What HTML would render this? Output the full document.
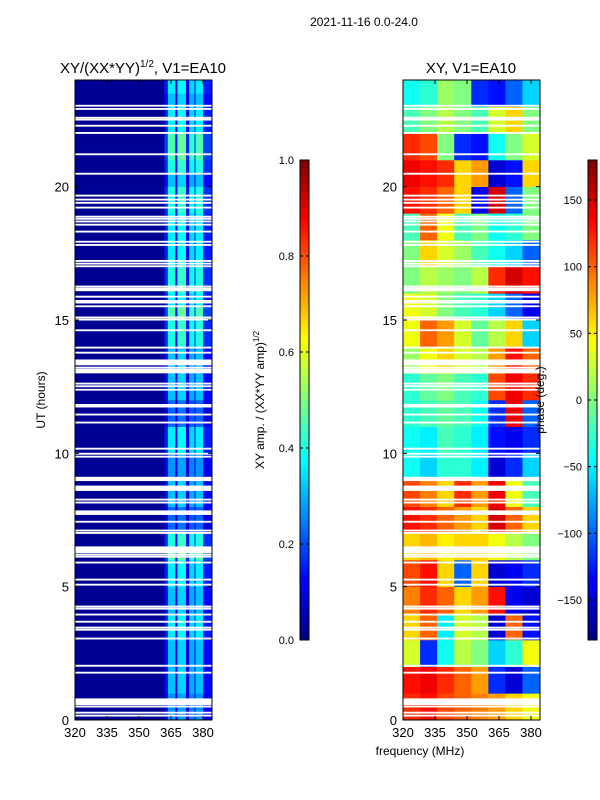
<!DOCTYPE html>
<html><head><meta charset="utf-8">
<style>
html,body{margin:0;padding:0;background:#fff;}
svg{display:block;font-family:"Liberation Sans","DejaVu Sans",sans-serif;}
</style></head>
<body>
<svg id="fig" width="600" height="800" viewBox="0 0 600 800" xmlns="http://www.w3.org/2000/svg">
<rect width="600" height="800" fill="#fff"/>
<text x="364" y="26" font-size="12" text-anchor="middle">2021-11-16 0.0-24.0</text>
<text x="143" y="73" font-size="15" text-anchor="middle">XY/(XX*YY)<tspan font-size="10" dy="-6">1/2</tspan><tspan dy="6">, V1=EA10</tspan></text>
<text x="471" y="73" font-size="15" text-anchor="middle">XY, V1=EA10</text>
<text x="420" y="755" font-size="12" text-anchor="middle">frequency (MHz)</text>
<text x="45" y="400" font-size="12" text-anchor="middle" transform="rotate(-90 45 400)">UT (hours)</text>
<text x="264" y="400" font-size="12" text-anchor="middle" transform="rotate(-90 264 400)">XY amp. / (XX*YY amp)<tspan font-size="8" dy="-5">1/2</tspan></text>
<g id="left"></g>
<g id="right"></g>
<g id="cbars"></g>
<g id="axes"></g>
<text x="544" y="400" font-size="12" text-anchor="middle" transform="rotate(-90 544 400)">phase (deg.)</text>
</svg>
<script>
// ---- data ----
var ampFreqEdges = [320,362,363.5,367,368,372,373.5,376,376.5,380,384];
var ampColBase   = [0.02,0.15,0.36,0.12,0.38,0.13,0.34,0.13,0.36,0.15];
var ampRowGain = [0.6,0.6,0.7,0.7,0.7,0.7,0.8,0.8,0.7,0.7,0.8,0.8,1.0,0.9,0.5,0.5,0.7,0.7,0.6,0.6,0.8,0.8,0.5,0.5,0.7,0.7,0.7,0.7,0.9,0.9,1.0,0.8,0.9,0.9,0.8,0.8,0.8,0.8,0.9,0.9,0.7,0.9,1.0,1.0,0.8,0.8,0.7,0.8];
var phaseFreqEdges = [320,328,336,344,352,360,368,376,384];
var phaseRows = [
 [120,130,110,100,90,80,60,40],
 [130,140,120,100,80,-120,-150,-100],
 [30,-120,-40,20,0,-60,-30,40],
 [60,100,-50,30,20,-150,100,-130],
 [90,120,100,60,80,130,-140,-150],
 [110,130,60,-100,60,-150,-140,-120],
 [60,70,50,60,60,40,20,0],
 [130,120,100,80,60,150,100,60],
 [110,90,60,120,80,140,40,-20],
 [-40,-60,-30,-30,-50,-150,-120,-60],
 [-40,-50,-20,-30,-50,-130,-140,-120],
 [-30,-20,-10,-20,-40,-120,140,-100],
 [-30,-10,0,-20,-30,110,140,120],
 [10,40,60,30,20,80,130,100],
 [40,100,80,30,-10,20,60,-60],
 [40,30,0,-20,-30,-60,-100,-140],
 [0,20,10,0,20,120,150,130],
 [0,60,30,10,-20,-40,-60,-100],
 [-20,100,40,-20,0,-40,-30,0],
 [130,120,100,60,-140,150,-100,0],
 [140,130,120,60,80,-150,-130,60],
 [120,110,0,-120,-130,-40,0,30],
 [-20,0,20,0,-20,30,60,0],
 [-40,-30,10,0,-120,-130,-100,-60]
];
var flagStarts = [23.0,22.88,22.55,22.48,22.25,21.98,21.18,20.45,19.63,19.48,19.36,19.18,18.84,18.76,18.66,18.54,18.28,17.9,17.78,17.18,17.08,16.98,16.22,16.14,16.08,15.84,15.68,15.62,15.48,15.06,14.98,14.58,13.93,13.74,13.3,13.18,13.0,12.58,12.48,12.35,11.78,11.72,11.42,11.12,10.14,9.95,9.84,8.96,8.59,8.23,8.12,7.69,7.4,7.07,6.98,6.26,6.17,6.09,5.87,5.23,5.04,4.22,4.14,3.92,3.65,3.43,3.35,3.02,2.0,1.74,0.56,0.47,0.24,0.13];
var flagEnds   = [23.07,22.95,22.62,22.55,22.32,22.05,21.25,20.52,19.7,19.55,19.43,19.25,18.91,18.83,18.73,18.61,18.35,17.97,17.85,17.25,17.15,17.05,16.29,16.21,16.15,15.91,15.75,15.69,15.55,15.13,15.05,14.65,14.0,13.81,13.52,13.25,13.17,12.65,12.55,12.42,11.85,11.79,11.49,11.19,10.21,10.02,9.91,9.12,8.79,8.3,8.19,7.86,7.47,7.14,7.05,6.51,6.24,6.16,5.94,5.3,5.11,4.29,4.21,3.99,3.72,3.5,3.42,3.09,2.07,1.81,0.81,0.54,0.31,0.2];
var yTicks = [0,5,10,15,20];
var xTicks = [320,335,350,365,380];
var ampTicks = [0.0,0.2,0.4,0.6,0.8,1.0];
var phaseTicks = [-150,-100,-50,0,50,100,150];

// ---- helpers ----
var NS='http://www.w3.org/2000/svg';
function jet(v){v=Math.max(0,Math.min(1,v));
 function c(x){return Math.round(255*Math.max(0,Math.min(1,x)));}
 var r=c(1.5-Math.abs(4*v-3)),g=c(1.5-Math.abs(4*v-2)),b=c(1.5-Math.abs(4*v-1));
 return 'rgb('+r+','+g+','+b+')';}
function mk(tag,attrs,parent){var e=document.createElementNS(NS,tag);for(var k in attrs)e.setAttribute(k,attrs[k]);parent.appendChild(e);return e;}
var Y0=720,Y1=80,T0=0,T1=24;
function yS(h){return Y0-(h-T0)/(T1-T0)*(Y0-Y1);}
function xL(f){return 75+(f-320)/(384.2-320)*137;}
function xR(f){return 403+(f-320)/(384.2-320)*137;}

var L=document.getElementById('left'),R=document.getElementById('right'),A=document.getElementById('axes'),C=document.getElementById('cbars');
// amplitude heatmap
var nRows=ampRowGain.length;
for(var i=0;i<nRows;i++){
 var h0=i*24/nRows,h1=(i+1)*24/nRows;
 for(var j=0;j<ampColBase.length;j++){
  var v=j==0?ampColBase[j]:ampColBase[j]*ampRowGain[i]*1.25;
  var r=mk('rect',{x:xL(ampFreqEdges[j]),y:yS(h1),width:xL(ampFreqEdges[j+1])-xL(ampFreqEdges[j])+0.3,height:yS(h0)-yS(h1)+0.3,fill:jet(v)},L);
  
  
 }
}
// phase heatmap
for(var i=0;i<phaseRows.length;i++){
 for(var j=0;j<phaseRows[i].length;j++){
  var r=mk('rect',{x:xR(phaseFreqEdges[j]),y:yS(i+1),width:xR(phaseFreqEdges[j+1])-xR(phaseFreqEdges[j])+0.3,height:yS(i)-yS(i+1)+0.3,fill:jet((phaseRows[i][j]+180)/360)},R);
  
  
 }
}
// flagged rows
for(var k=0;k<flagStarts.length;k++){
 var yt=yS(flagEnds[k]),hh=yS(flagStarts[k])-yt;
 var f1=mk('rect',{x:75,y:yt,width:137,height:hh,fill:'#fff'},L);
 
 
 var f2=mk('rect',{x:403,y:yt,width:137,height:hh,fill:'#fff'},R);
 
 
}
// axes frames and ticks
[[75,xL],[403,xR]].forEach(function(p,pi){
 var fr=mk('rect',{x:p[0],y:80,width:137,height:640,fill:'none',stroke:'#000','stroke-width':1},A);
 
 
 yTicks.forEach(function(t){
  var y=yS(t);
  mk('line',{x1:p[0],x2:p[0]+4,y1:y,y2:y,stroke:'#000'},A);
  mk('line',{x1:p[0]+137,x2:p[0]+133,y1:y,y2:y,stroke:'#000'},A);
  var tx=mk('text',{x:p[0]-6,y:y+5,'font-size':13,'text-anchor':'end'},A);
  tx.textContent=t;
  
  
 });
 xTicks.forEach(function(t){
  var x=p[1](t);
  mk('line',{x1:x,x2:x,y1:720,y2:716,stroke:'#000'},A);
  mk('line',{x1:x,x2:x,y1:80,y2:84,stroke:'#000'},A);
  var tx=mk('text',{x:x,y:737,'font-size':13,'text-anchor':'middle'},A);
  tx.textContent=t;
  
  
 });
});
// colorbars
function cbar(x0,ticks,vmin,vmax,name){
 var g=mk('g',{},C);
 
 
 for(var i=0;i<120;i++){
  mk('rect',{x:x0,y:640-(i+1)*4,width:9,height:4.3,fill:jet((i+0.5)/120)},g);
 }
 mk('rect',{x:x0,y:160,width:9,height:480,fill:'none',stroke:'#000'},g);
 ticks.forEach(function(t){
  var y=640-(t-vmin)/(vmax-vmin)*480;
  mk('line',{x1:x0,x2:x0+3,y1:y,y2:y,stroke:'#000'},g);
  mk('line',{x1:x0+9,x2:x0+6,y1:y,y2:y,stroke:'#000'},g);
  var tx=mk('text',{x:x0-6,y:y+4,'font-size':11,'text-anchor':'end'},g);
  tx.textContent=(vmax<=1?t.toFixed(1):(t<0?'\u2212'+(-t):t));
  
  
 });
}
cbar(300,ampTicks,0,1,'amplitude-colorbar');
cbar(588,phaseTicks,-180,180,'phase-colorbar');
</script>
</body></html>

###

**WHAT IS REQUIRED:**
Return all lines containing the word "document".

**SOLVED EXERCISE:**
What HTML would render this? Output the full document.
function mk(tag,attrs,parent){var e=document.createElementNS(NS,tag);for(var k in attrs)e.setAttribute(k,attrs[k]);parent.appendChild(e);return e;}
var L=document.getElementById('left'),R=document.getElementById('right'),A=document.getElementById('axes'),C=document.getElementById('cbars');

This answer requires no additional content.